• [Dataset records]:
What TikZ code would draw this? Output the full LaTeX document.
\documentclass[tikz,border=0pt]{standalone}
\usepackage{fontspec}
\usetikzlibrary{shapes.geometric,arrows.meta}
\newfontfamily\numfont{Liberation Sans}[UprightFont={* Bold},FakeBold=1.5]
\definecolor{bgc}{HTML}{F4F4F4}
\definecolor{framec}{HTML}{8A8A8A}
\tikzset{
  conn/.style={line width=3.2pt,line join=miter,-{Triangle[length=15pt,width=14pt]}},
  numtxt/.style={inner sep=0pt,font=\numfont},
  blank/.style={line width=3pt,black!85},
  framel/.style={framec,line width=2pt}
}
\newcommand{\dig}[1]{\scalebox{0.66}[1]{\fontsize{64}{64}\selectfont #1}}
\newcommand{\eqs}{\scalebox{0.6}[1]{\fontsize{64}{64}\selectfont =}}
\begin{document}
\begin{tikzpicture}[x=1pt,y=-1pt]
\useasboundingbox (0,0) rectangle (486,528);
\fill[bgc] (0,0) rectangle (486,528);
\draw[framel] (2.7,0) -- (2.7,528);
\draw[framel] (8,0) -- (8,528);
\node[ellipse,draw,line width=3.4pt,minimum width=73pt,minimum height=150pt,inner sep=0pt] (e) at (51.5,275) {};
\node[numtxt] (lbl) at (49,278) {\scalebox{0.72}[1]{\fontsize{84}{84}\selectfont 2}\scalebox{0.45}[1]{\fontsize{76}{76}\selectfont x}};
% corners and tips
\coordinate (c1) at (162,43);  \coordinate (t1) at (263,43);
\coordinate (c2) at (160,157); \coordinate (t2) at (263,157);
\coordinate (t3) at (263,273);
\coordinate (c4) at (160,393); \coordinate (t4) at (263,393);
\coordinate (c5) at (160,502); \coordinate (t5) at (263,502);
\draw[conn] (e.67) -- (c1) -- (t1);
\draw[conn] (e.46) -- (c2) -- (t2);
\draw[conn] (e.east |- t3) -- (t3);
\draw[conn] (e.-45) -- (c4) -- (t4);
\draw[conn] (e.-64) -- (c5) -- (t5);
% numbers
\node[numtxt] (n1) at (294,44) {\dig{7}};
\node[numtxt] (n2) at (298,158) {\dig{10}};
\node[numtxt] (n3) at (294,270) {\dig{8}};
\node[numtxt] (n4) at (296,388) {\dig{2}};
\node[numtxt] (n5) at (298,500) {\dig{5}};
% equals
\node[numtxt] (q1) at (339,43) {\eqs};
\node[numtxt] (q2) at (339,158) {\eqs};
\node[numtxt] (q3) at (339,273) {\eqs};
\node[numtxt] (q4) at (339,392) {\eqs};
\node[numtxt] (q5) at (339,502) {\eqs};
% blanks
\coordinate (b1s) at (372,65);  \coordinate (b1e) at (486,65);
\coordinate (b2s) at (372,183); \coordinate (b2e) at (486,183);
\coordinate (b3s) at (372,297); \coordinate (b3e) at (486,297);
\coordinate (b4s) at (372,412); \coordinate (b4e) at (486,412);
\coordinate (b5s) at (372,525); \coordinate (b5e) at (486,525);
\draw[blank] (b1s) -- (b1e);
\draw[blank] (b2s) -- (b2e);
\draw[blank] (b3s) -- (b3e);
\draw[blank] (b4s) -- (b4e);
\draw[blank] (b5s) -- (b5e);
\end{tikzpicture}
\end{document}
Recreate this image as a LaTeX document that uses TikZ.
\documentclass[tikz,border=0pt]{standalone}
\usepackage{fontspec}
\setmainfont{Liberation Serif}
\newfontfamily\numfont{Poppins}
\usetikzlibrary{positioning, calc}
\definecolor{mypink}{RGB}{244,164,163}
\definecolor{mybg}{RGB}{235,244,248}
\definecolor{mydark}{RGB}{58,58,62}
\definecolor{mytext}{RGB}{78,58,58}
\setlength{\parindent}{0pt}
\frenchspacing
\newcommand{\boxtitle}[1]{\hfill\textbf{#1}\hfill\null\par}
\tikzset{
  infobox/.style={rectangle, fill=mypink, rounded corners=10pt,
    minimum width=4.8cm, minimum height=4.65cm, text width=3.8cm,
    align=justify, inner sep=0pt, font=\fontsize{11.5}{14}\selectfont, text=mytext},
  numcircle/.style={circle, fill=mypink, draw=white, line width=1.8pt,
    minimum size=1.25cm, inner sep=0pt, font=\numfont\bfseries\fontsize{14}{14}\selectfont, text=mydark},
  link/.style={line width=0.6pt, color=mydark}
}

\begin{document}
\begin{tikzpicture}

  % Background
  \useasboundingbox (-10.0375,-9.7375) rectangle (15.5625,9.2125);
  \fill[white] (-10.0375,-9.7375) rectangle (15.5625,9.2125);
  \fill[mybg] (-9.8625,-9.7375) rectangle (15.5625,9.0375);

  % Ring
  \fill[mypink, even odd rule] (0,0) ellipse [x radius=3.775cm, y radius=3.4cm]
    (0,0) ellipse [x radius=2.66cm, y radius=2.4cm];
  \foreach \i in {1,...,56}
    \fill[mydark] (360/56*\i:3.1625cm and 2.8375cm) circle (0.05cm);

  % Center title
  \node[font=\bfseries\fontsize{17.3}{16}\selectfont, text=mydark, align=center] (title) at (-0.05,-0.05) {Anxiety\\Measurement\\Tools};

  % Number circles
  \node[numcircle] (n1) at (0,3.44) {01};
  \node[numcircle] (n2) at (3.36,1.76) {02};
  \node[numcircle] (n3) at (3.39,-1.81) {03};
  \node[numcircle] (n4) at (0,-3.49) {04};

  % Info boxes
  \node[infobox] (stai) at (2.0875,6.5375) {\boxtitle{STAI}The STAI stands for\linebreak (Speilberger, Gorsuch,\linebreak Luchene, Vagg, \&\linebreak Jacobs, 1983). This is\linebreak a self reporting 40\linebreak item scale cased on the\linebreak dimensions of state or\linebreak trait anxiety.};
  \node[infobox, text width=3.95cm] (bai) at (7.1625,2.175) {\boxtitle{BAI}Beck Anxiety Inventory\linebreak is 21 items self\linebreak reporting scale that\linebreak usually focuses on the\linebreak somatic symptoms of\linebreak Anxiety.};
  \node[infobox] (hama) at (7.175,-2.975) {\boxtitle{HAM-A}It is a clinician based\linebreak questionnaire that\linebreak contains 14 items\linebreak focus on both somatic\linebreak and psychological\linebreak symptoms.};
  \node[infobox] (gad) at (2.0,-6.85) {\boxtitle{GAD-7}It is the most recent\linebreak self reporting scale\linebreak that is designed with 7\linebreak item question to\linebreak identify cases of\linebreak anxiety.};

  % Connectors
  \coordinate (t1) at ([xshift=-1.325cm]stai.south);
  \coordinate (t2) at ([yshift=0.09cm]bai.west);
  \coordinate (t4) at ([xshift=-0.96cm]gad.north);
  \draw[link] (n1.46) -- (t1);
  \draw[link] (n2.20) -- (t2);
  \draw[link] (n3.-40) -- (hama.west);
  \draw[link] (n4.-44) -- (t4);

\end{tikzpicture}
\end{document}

...

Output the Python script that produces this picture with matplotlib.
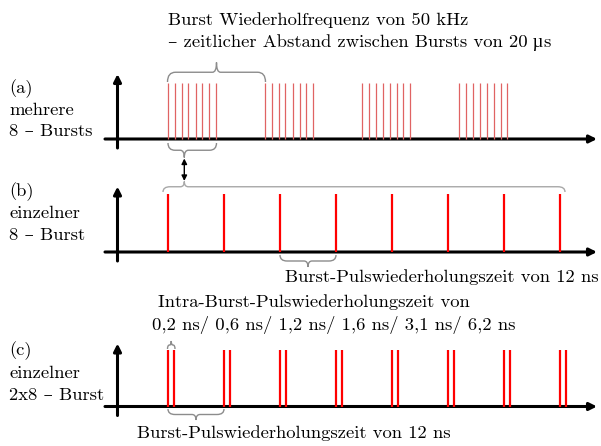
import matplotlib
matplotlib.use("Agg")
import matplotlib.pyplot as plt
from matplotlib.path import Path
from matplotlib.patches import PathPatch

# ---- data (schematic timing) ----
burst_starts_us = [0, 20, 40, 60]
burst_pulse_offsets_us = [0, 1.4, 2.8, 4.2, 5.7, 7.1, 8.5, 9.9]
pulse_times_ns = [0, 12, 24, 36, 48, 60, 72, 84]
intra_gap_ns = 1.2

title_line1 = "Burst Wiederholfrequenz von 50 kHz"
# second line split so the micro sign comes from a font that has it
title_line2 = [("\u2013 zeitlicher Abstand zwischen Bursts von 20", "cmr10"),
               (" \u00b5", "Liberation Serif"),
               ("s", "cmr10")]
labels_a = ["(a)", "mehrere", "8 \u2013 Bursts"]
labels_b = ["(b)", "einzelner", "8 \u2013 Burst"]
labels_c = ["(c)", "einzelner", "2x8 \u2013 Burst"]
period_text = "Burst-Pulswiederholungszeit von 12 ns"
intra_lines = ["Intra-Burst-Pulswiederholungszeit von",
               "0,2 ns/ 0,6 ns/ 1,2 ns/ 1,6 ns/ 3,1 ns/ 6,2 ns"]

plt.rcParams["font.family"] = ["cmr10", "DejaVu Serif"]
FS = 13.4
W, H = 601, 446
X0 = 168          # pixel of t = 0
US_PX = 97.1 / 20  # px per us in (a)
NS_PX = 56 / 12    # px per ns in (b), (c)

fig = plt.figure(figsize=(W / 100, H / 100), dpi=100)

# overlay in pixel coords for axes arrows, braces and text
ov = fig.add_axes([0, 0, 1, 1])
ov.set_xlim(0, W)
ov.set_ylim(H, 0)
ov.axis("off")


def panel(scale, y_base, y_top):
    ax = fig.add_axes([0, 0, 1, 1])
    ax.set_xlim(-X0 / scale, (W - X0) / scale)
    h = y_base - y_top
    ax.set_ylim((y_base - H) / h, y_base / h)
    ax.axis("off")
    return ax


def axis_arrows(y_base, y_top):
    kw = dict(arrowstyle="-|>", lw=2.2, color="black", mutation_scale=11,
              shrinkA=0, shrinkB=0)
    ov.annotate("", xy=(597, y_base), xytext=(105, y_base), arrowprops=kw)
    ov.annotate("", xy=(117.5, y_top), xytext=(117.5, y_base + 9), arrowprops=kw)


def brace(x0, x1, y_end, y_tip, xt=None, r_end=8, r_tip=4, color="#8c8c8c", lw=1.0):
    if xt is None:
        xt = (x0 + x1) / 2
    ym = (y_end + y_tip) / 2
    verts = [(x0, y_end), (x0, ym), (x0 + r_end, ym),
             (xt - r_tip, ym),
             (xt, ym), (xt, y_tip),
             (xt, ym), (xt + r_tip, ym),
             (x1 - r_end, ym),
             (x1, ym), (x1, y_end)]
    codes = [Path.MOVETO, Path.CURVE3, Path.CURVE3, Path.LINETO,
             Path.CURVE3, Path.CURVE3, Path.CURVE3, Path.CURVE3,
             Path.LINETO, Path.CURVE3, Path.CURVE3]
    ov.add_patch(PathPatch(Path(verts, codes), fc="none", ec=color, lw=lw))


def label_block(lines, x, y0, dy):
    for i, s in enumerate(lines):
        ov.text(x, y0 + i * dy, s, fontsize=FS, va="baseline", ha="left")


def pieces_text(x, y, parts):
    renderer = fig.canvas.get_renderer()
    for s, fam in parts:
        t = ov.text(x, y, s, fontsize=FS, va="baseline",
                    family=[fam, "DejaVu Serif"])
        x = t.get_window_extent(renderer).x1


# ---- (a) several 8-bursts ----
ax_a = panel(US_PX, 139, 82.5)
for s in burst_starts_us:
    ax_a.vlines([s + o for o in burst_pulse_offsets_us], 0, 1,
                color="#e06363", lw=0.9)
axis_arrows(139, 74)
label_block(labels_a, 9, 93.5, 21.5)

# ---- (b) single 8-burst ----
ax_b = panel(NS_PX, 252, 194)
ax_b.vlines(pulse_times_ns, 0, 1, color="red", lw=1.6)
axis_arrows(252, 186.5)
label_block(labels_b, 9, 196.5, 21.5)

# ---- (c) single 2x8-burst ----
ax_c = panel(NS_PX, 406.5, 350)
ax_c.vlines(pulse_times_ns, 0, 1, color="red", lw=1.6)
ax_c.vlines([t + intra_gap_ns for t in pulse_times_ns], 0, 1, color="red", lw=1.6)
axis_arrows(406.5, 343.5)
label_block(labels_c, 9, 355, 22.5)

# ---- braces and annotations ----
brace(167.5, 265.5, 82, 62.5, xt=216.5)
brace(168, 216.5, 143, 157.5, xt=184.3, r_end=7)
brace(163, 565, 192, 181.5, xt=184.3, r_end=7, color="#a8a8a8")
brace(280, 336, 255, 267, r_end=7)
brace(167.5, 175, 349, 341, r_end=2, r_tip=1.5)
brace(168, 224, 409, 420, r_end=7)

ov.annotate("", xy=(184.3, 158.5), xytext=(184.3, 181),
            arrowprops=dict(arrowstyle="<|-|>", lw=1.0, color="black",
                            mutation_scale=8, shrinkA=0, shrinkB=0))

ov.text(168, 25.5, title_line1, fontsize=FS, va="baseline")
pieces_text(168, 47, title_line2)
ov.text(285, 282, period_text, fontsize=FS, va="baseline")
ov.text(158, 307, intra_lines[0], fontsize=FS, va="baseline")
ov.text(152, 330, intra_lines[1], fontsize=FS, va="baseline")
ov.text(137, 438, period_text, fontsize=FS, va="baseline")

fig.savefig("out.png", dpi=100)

• [What is being asked]:
Print exactly what appears from the line holding "Output the Python" down to the line holding "from matplotlib.patches import PathPatch", both ends kept, leaving out the pictures.

• [Solution for this problem]:
Output the Python script that produces this picture with matplotlib.
import matplotlib
matplotlib.use("Agg")
import matplotlib.pyplot as plt
from matplotlib.path import Path
from matplotlib.patches import PathPatch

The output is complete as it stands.